A typical wireless communication receiver includes a down converter stage in order to translate a received radio frequency carrier signal to an intermediate frequency (IF) signal and thereafter (or direct) to a baseband signal. Many current wireless communication systems employ digital technology, which introduces complexity into the receiver's down converter stage, whereby an input radio frequency signal is divided and multiplied by a local oscillator signal and a quadrature version of the local oscillator signal. The resulting outputs are known as the in-phase (I) and quadrature (Q) components. Filtering and amplification in the analogue stages typically precede analogue to digital conversion and subsequent filtering and amplification in the digital domain.
A recent development in wireless communications has introduced short-range wireless capabilities to wireless communication units, e.g. Bluetooth™ and WiFi™. For example, the Internet of Things (IoT) market is a booming technology area investigating Wi-Fi™ technology for many low power consumption products.
Most radio architectures that use digital modulation schemes require two analogue to digital converters (ADCs) in the receive path to convert respective quadrature (I and Q) signals. In radio frequency (RF) transceivers operating in receive mode, a large part of the overall current consumption is used by the ADCs to convert the quadrature ‘I’ and ‘Q’ signals from the analogue to the digital domain.

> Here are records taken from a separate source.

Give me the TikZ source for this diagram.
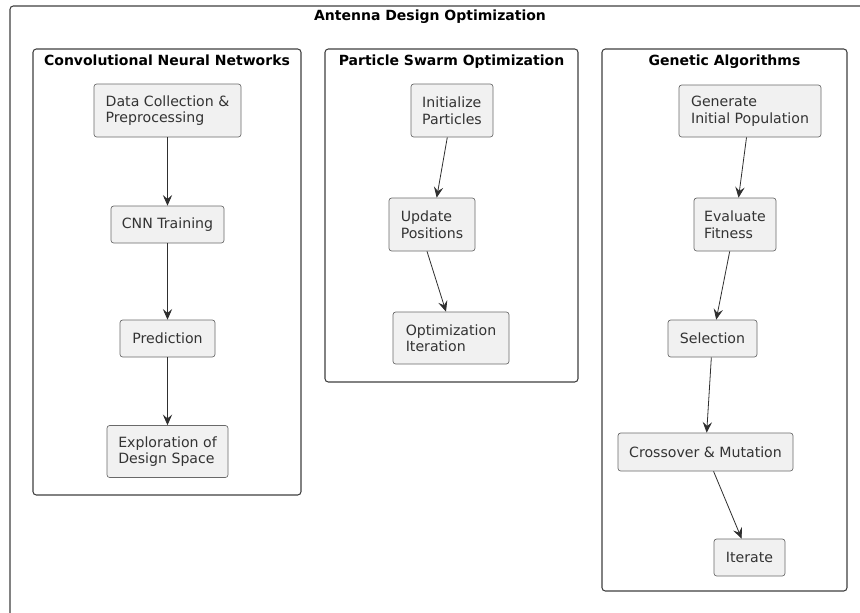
\documentclass[tikz,border=0pt]{standalone}
\usepackage{fontspec}
\setmainfont{DejaVu Sans}
\usetikzlibrary{arrows.meta,positioning}
\definecolor{nodefill}{HTML}{F1F1F1}
\definecolor{nodeline}{HTML}{181818}
\begin{document}
\begin{tikzpicture}[x=0.75pt,y=-0.75pt,
  box/.style={draw=nodeline!65,line width=0.5pt,fill=nodefill,rounded corners=2pt,
    inner sep=0pt,align=left,font=\fontsize{10.6}{12.4}\selectfont,text=black!80},
  grp/.style={draw=black!75,line width=0.8pt,rounded corners=2.5pt,inner sep=0pt},
  grptitle/.style={font=\fontsize{10.5}{12}\selectfont\bfseries,inner sep=0pt,anchor=north},
  arr/.style={draw=nodeline!90,line width=0.6pt,-{Stealth[length=8pt,width=7pt,inset=3pt]}}]
\useasboundingbox (0,0) rectangle (860,612);
\clip (0,0) rectangle (860,612);
\fill[white] (0,0) rectangle (860,612);
% outer frame
\draw[black!75,line width=0.8pt,rounded corners=2.5pt] (10,6) rectangle (1000,800);
\node[grptitle] (title) at (430,10) {Antenna Design Optimization};
% groups
\node[grp,minimum width=201pt,minimum height=334.5pt] (gcnn) at (167,272) {};
\node[grptitle] (tcnn) at ([yshift=-4.5pt]gcnn.north) {Convolutional Neural Networks};
\node[grp,minimum width=189.75pt,minimum height=249.75pt] (gpso) at (451.5,215.5) {};
\node[grptitle] (tpso) at ([yshift=-4.5pt]gpso.north) {Particle Swarm Optimization};
\node[grp,minimum width=183.75pt,minimum height=406.5pt] (gga) at (724.5,320) {};
\node[grptitle] (tga) at ([yshift=-4.5pt]gga.north) {Genetic Algorithms};
% CNN
\node[box,minimum width=110.25pt,minimum height=39.75pt] (d1) at (167.5,110.5) {Data Collection \&\\Preprocessing};
\node[box,minimum width=84.75pt,minimum height=27.75pt] (d2) at (167.5,224.5) {CNN Training};
\node[box,minimum width=71.25pt,minimum height=27.75pt] (d3) at (167.5,338.5) {Prediction};
\node[box,minimum width=90.75pt,minimum height=39pt] (d4) at (167.5,451.5) {Exploration of\\Design Space};
\draw[arr] (d1) -- (d2);
\draw[arr] (d2) -- (d3);
\draw[arr] (d3) -- (d4);
% PSO
\node[box,minimum width=61.5pt,minimum height=39.75pt] (p1) at (452,110.5) {Initialize\\Particles};
\node[box,minimum width=64.5pt,minimum height=39.75pt] (p2) at (432,224.5) {Update\\Positions};
\node[box,minimum width=87pt,minimum height=39pt] (p3) at (451,338) {Optimization\\Iteration};
\draw[arr] (p1) -- (p2);
\draw[arr] ([xshift=-3.75pt]p2.south) -- ([xshift=-3.75pt]p3.north);
% GA
\node[box,minimum width=106.5pt,minimum height=39pt] (g1) at (750,111) {Generate\\Initial Population};
\node[box,minimum width=61.5pt,minimum height=39.75pt] (g2) at (735,224.5) {Evaluate\\Fitness};
\node[box,minimum width=66.75pt,minimum height=27.75pt] (g3) at (712.5,338.5) {Selection};
\node[box,minimum width=131.25pt,minimum height=28.5pt] (g4) at (705.5,452) {Crossover \& Mutation};
\node[box,minimum width=53.25pt,minimum height=27.75pt] (g5) at (749.5,557.5) {Iterate};
\draw[arr] (g1) -- (g2);
\draw[arr] (g2) -- (g3);
\draw[arr] (g3) -- (g4);
\draw[arr] (g4) -- (g5);
\end{tikzpicture}
\end{document}
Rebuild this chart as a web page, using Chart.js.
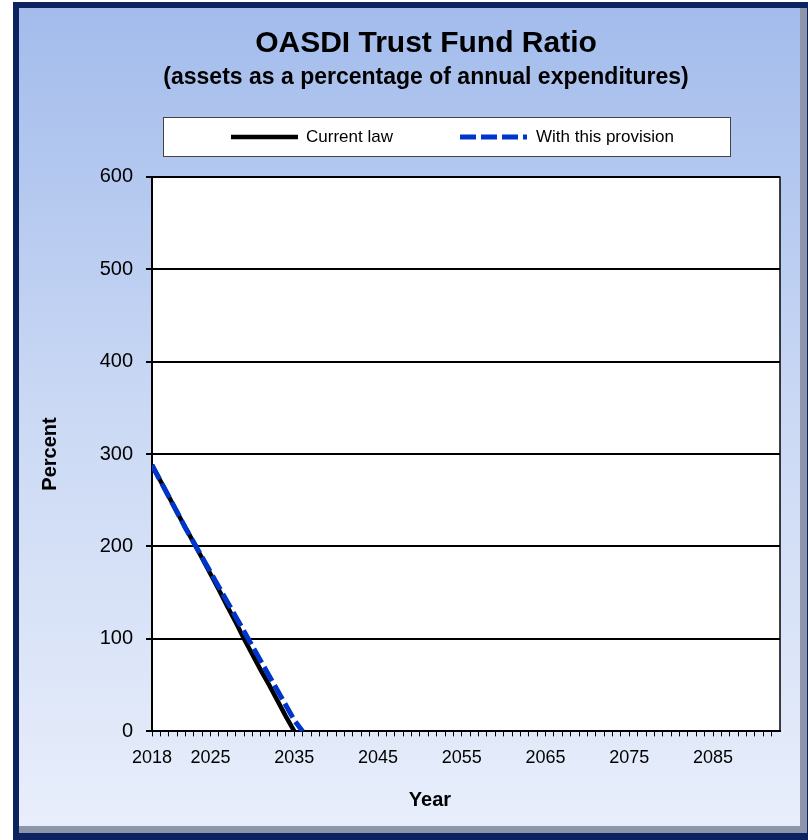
<!DOCTYPE html>
<html>
<head>
<meta charset="utf-8">
<script src="https://cdn.jsdelivr.net/npm/chart.js@4.4.1/dist/chart.umd.min.js"></script>
<style>
  html, body { margin: 0; padding: 0; background: #fff; }
  #wrap { width: 808px; height: 840px; }
</style>
</head>
<body>
<div id="wrap"><canvas id="ratioChart" width="808" height="840"></canvas></div>
<script>
const years = [2018, 2019, 2020, 2021, 2022, 2023, 2024, 2025, 2026, 2027, 2028, 2029, 2030, 2031, 2032, 2033, 2034, 2035, 2036];
const currentLaw = [288, 271, 254, 237, 220, 204, 187, 170, 153, 135, 118, 100, 83, 66, 50, 33, 16, 0, null];
const withProvision = [288, 271, 254, 237, 220, 204, 188, 172, 156, 140, 124, 108, 92, 76, 60, 44, 28, 12, 0];
const xLabelYears = [2018, 2025, 2035, 2045, 2055, 2065, 2075, 2085];
const yTickValues = [0, 100, 200, 300, 400, 500, 600];
const xFirstYear = 2018, xLastYear = 2093;

const FONT = '"Liberation Sans", Arial, sans-serif';
const subtitleText = '(assets as a percentage of annual expenditures)';

function toPoints(vals) {
    return years.map((y, i) => ({ x: y, y: vals[i] })).filter(p => p.y !== null);
}

const framePlugin = {
    id: 'frame',
    afterLayout(chart) {
        // titles sit a bit right of the canvas centre
        const shift = 19;
        chart.boxes.forEach(b => {
            if (b === chart.titleBlock || (b.options && b.options.text === subtitleText)) {
                b.left += shift;
                b.right += shift;
            }
        });
    },
    beforeDraw(chart) {
        const ctx = chart.ctx, a = chart.chartArea;
        ctx.save();
        ctx.fillStyle = '#fff';
        ctx.fillRect(0, 0, chart.width, chart.height);
        ctx.fillStyle = '#0b2460';
        ctx.fillRect(13, 2, chart.width - 13, chart.height - 2);
        ctx.fillStyle = '#8d96a8';
        ctx.fillRect(19, 8, 788, 825);
        const g = ctx.createLinearGradient(0, 8, 0, 826);
        g.addColorStop(0, '#a3bcec');
        g.addColorStop(0.5, '#cbd9f4');
        g.addColorStop(1, '#e8eefb');
        ctx.fillStyle = g;
        ctx.fillRect(19, 8, 781, 818);
        ctx.fillStyle = '#fff';
        ctx.fillRect(a.left, a.top, a.right - a.left, a.bottom - a.top);
        ctx.restore();
    },
    afterDraw(chart) {
        const ctx = chart.ctx, a = chart.chartArea;
        ctx.save();
        // right edge of plot frame
        ctx.strokeStyle = '#000';
        ctx.lineWidth = 1.5;
        ctx.beginPath();
        ctx.moveTo(a.right, a.top);
        ctx.lineTo(a.right, a.bottom);
        ctx.stroke();

        // legend box
        ctx.fillStyle = '#fff';
        ctx.fillRect(163, 117, 567, 39);
        ctx.strokeStyle = '#444';
        ctx.lineWidth = 1;
        ctx.strokeRect(163.5, 117.5, 567, 39);
        const items = [
            { x0: 231, x1: 298, tx: 306 },
            { x0: 460, x1: 527, tx: 536 }
        ];
        chart.data.datasets.forEach((ds, i) => {
            const it = items[i];
            ctx.strokeStyle = ds.borderColor;
            ctx.lineWidth = ds.borderWidth;
            ctx.setLineDash(ds.borderDash || []);
            ctx.lineCap = 'butt';
            ctx.beginPath();
            ctx.moveTo(it.x0, 137);
            ctx.lineTo(it.x1, 137);
            ctx.stroke();
            ctx.setLineDash([]);
            ctx.fillStyle = '#000';
            ctx.font = '17px ' + FONT;
            ctx.textBaseline = 'middle';
            ctx.textAlign = 'left';
            ctx.fillText(ds.label, it.tx, 137);
        });

        // x axis title
        ctx.font = 'bold 20px ' + FONT;
        ctx.textAlign = 'center';
        ctx.textBaseline = 'middle';
        ctx.fillStyle = '#000';
        ctx.fillText('Year', 430, 800);
        ctx.restore();
    }
};

new Chart(document.getElementById('ratioChart'), {
    type: 'line',
    data: {
        datasets: [
            {
                label: 'Current law',
                data: toPoints(currentLaw),
                borderColor: '#000000',
                borderWidth: 4.5,
                pointRadius: 0,
                tension: 0,
                order: 1
            },
            {
                label: 'With this provision',
                data: toPoints(withProvision),
                borderColor: '#0035cc',
                borderWidth: 5,
                borderDash: [16, 5],
                pointRadius: 0,
                tension: 0,
                order: 0
            }
        ]
    },
    options: {
        responsive: false,
        animation: false,
        layout: { padding: { top: 10, left: 34, right: 28, bottom: 60 } },
        plugins: {
            legend: { display: false },
            tooltip: { enabled: false },
            title: {
                display: true,
                text: 'OASDI Trust Fund Ratio',
                color: '#000',
                font: { family: FONT, size: 30, weight: 'bold' },
                padding: { top: 16, bottom: 0 }
            },
            subtitle: {
                display: true,
                text: subtitleText,
                color: '#000',
                font: { family: FONT, size: 23, weight: 'bold' },
                padding: { top: 2, bottom: 85 }
            }
        },
        scales: {
            x: {
                type: 'linear',
                min: xFirstYear,
                max: xLastYear,
                afterBuildTicks: scale => {
                    const t = [];
                    for (let y = xFirstYear; y < xLastYear; y++) t.push({ value: y });
                    scale.ticks = t;
                },
                ticks: {
                    autoSkip: false,
                    maxRotation: 0,
                    padding: 11,
                    color: '#000',
                    font: { family: FONT, size: 18 },
                    callback: v => xLabelYears.includes(v) ? String(v) : ''
                },
                grid: { drawOnChartArea: false, drawTicks: true, tickLength: 5, color: '#000', lineWidth: 1 },
                border: { display: true, color: '#000', width: 2 }
            },
            y: {
                min: 0,
                max: 600,
                afterBuildTicks: scale => { scale.ticks = yTickValues.map(v => ({ value: v })); },
                afterFit: scale => { scale.width = 118; },
                ticks: {
                    padding: 13,
                    color: '#000',
                    font: { family: FONT, size: 20 }
                },
                grid: { color: '#000', lineWidth: 2, tickLength: 6 },
                border: { display: true, color: '#000', width: 2 },
                title: {
                    display: true,
                    text: 'Percent',
                    color: '#000',
                    font: { family: FONT, size: 20, weight: 'bold' },
                    padding: { top: 4, bottom: 4 }
                }
            }
        }
    },
    plugins: [framePlugin]
});
</script>
</body>
</html>
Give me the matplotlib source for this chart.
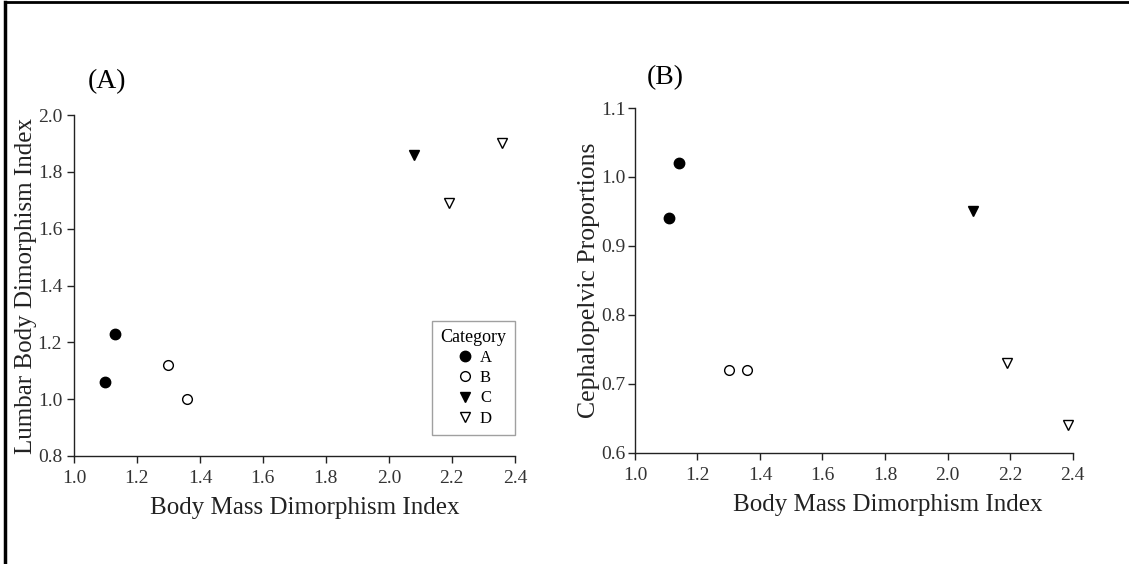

To address such problems associated with ADCs, architectures for implementing scalable resolution A/D converters and architectures for controlling dynamic ranges of an A/D converter have been investigated. For example, in U.S. Pat. No. 7,295,645 B1, a mechanism for dynamic selection of an ADC dynamic range using solely power is proposed.
Architectures and circuits and methods for improving the performance, and reducing the current consumption, of ADCs would therefore be useful.